TASK TO COMPLETE: Gather up the lines that contain "Python".

EXERCISE MATERIAL:
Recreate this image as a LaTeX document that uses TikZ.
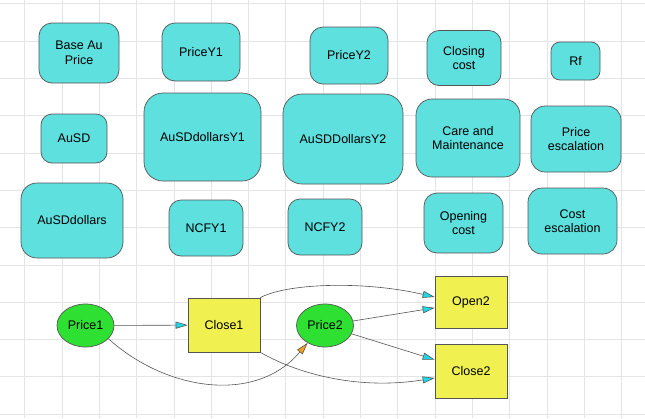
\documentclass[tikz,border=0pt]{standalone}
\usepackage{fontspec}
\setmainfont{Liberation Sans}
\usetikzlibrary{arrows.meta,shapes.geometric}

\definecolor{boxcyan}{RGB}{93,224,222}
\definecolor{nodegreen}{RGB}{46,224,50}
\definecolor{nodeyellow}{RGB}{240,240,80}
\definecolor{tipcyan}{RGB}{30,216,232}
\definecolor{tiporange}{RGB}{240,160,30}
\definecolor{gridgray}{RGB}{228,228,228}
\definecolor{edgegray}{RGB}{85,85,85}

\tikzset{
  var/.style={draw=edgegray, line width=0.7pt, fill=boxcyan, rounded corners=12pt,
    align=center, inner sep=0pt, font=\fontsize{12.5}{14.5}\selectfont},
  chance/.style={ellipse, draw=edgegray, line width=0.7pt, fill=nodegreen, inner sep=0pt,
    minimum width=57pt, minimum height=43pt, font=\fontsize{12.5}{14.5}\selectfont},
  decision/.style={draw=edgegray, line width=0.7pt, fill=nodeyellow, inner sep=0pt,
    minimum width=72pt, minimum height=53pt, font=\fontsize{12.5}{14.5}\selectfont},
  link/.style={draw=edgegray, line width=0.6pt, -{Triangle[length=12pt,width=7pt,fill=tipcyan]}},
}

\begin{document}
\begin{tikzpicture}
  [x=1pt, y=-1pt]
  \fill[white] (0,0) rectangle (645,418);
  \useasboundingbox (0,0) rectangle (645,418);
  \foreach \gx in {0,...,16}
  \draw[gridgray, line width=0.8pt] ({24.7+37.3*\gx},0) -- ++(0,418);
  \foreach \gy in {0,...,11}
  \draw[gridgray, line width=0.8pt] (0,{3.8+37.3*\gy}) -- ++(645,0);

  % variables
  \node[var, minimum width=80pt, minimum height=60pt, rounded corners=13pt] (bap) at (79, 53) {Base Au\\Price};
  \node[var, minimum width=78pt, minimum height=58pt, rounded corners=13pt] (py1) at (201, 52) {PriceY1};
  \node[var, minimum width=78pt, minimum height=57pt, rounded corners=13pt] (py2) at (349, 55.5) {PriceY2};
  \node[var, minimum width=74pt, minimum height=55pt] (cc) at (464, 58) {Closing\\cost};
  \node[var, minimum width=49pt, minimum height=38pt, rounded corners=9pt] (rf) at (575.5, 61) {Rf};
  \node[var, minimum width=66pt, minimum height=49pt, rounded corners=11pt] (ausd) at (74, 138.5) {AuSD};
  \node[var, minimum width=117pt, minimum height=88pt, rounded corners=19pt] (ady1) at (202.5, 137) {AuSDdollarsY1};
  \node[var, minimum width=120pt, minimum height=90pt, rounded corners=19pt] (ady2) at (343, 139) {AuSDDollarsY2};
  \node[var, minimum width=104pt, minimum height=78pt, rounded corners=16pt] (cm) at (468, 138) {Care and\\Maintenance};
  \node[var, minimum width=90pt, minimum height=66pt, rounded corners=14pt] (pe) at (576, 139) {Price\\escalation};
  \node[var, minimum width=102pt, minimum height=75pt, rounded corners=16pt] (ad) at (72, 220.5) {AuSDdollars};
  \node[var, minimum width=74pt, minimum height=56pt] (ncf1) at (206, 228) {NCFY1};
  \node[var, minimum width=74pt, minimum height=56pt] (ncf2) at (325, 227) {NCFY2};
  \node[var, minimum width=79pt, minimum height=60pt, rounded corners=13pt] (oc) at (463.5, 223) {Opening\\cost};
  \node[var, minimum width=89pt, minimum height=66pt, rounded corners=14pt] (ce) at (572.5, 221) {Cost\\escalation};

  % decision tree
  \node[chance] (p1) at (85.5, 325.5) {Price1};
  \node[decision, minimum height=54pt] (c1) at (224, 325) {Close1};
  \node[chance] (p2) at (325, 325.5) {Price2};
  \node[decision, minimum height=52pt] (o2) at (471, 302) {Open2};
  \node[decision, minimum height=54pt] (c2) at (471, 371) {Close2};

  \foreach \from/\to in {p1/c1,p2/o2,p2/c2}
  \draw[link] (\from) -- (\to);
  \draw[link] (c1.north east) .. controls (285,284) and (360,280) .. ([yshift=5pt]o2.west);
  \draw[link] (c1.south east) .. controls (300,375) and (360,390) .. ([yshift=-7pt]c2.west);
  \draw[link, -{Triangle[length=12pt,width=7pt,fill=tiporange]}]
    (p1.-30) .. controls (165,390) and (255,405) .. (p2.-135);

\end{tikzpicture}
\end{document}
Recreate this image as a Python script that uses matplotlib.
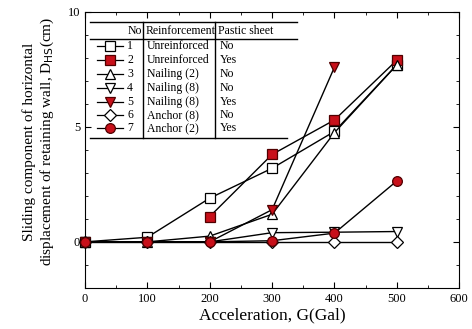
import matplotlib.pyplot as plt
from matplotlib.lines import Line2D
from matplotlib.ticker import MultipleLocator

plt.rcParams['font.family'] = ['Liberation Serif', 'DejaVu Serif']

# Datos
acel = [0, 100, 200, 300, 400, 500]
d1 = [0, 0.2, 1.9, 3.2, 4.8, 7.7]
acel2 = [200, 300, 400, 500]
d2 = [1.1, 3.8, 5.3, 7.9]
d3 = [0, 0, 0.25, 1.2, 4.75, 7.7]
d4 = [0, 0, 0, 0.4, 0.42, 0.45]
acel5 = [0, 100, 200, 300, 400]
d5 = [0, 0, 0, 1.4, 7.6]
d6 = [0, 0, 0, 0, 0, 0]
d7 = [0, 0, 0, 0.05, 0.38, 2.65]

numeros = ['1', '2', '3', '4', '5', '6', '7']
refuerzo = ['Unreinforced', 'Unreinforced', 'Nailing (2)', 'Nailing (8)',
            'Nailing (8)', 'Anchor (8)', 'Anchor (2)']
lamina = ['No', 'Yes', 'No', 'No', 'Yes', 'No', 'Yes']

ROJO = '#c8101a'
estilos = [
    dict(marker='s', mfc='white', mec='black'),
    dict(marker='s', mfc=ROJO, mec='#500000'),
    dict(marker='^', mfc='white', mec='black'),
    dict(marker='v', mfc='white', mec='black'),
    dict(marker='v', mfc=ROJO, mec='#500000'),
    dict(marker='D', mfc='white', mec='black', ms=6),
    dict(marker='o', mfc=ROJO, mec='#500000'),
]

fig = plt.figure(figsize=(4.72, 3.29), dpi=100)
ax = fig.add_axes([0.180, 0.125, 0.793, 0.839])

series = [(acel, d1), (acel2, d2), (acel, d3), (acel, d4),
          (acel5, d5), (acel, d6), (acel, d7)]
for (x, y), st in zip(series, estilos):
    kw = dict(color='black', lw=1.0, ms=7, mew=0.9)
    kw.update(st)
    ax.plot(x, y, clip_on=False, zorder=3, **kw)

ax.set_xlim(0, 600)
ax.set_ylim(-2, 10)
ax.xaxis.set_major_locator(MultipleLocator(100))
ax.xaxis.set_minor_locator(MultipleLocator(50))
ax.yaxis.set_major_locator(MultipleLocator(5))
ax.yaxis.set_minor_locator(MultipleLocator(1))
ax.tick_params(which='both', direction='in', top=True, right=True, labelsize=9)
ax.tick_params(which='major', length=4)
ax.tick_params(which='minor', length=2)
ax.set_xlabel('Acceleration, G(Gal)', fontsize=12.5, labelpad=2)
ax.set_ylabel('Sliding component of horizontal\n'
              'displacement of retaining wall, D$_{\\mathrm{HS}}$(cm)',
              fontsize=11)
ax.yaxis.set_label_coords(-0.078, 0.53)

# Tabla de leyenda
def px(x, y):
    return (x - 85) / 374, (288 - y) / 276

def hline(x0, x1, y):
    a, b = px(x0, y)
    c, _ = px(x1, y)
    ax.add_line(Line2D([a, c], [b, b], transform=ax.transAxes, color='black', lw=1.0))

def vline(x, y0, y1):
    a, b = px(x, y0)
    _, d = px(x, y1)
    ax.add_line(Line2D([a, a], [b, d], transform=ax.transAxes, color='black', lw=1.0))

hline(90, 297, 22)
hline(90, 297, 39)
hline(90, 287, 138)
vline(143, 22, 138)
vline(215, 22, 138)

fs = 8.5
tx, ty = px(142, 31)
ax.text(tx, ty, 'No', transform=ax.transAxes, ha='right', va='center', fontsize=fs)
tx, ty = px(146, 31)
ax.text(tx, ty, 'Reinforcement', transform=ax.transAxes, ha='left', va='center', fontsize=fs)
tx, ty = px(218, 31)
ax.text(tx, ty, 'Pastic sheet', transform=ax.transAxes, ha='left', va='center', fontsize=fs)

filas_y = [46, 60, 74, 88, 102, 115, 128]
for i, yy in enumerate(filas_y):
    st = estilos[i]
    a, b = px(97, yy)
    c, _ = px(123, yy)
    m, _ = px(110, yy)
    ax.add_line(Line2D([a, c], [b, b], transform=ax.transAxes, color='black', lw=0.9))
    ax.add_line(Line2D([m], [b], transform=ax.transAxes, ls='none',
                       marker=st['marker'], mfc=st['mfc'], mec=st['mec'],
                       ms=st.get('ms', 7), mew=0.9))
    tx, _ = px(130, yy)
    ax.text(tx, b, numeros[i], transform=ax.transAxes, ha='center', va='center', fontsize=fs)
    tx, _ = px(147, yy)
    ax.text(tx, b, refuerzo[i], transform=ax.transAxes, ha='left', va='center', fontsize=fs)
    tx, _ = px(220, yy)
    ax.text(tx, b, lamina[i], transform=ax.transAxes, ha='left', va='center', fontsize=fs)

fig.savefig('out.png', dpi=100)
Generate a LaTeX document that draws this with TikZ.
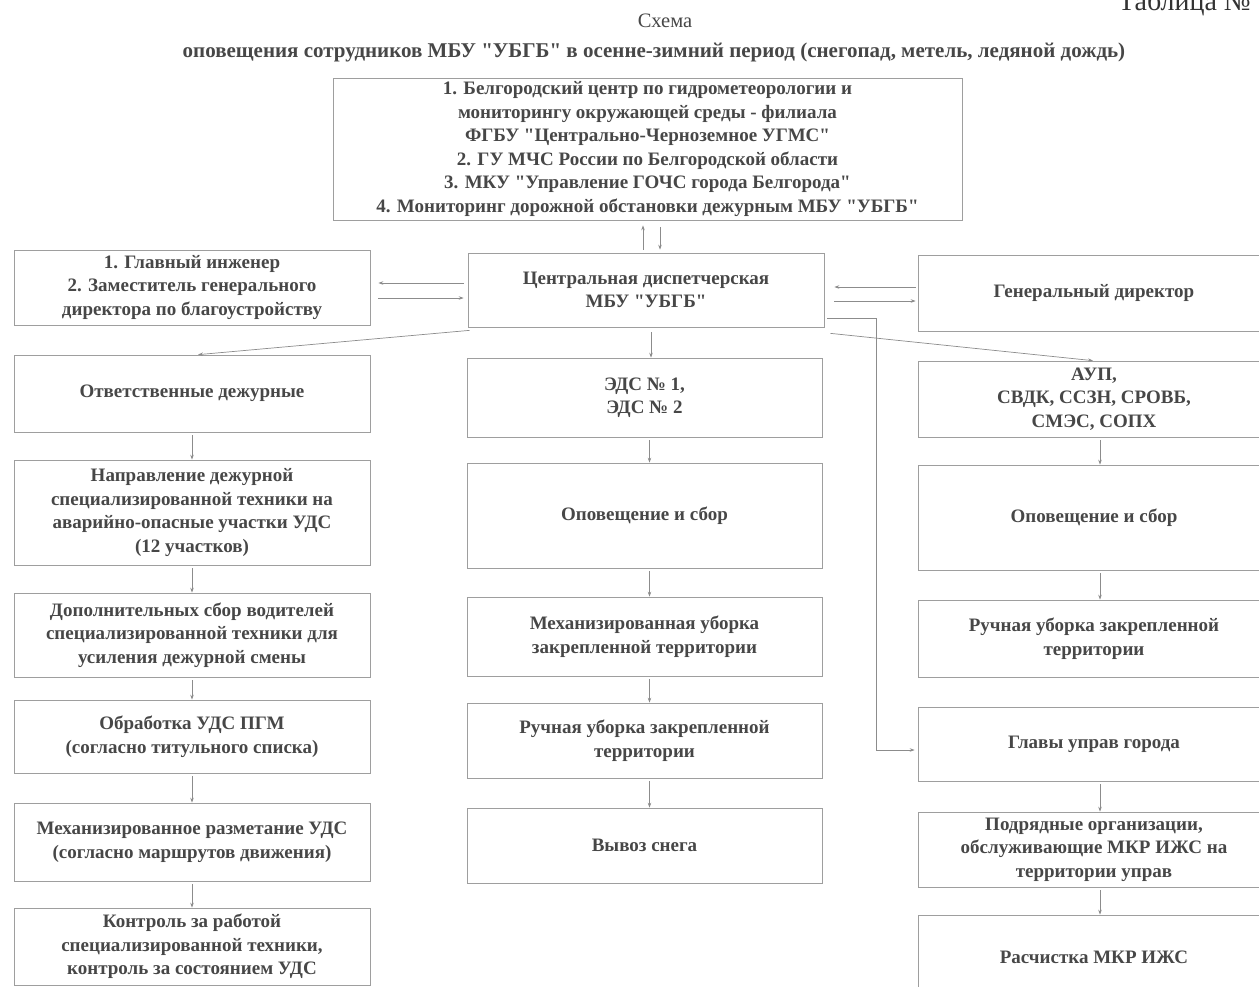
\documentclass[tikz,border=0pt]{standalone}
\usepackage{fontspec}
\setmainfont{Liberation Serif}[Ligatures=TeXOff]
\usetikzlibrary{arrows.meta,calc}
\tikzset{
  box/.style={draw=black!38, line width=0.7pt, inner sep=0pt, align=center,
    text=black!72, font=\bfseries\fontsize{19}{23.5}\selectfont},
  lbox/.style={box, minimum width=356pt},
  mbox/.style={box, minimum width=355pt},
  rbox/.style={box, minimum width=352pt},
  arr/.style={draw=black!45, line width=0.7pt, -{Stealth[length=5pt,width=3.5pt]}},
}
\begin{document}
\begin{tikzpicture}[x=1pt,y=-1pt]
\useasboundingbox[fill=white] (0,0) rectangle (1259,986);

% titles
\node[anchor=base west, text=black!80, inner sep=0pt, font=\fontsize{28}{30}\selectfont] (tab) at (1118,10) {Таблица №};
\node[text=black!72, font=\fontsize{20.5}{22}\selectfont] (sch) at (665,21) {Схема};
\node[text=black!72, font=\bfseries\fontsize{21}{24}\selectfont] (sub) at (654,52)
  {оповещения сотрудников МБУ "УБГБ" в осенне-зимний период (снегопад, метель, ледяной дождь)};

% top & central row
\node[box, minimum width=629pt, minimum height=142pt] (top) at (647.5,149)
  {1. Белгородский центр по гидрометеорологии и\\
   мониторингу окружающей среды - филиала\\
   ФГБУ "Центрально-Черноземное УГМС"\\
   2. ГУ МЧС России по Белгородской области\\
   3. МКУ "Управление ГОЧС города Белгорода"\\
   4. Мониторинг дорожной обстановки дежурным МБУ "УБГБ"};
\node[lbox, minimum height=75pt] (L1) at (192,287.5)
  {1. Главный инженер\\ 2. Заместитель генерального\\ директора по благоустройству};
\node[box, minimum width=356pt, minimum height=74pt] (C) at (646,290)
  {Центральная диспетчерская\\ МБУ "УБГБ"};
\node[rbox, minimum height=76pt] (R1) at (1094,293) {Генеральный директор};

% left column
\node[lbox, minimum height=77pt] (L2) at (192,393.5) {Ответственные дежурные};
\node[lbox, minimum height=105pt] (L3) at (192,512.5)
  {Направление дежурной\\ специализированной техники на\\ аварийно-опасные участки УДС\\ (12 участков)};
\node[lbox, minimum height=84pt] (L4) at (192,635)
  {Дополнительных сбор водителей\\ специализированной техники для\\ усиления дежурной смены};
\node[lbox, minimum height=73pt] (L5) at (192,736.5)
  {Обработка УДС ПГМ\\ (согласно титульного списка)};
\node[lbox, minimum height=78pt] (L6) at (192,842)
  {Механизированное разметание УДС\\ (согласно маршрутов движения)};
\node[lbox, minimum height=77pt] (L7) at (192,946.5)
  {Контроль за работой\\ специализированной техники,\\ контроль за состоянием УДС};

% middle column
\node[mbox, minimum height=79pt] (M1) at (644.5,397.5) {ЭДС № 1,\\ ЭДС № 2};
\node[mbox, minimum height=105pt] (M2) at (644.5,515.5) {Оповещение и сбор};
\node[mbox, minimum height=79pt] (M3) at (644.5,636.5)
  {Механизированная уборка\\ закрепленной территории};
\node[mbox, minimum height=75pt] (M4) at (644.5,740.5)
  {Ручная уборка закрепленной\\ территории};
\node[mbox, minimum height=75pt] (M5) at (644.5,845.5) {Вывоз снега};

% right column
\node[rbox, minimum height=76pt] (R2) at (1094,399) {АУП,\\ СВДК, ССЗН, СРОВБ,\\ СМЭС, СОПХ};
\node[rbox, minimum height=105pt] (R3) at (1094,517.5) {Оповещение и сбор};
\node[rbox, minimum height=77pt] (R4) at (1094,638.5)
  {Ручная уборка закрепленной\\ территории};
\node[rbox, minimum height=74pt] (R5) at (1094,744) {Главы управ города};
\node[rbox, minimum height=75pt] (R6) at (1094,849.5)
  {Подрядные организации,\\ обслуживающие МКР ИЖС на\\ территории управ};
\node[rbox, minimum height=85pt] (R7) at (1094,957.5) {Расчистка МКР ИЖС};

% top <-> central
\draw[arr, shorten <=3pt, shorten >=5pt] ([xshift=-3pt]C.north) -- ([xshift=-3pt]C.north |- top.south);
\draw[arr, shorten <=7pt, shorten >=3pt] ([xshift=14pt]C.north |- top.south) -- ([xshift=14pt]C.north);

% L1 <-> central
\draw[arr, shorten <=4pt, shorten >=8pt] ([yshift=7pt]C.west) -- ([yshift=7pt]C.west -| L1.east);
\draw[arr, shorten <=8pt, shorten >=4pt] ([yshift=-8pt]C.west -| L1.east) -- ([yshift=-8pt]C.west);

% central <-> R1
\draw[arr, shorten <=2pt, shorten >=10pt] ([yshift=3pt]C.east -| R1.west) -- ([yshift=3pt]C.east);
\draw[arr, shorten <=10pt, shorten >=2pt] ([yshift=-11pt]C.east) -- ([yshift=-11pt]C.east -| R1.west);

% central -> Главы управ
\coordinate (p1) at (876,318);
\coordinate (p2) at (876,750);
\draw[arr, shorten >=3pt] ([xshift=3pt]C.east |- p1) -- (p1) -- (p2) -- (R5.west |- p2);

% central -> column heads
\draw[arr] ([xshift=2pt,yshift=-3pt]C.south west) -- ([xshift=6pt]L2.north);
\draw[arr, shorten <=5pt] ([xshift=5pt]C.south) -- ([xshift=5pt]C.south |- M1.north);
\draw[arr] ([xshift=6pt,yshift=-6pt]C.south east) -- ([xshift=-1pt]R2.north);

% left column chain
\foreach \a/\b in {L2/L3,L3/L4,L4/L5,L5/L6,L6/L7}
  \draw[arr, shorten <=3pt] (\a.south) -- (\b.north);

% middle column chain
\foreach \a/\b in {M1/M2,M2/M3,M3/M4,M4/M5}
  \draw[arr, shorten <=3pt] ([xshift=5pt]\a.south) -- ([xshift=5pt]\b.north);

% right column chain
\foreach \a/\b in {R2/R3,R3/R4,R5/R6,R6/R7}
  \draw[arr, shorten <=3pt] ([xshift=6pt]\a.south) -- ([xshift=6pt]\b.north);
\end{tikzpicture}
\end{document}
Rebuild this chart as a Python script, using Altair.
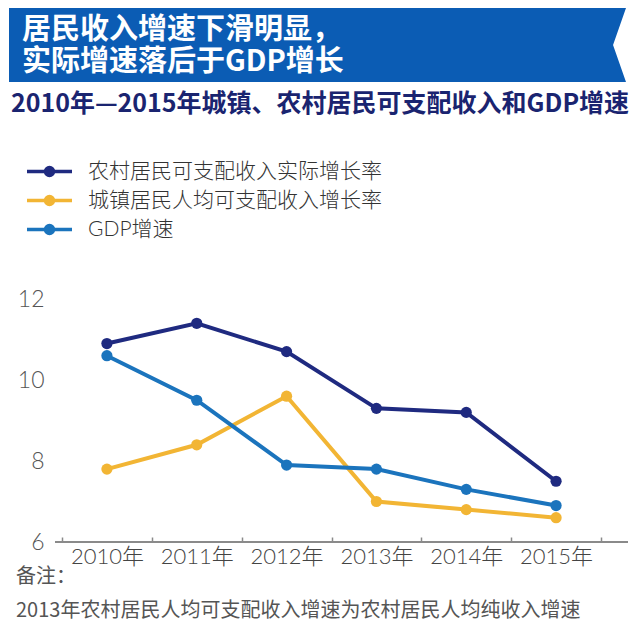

IN RESPONSE:
Recreate this image as a Python script that uses matplotlib.
Rebuild this chart as a Python script, using Altair.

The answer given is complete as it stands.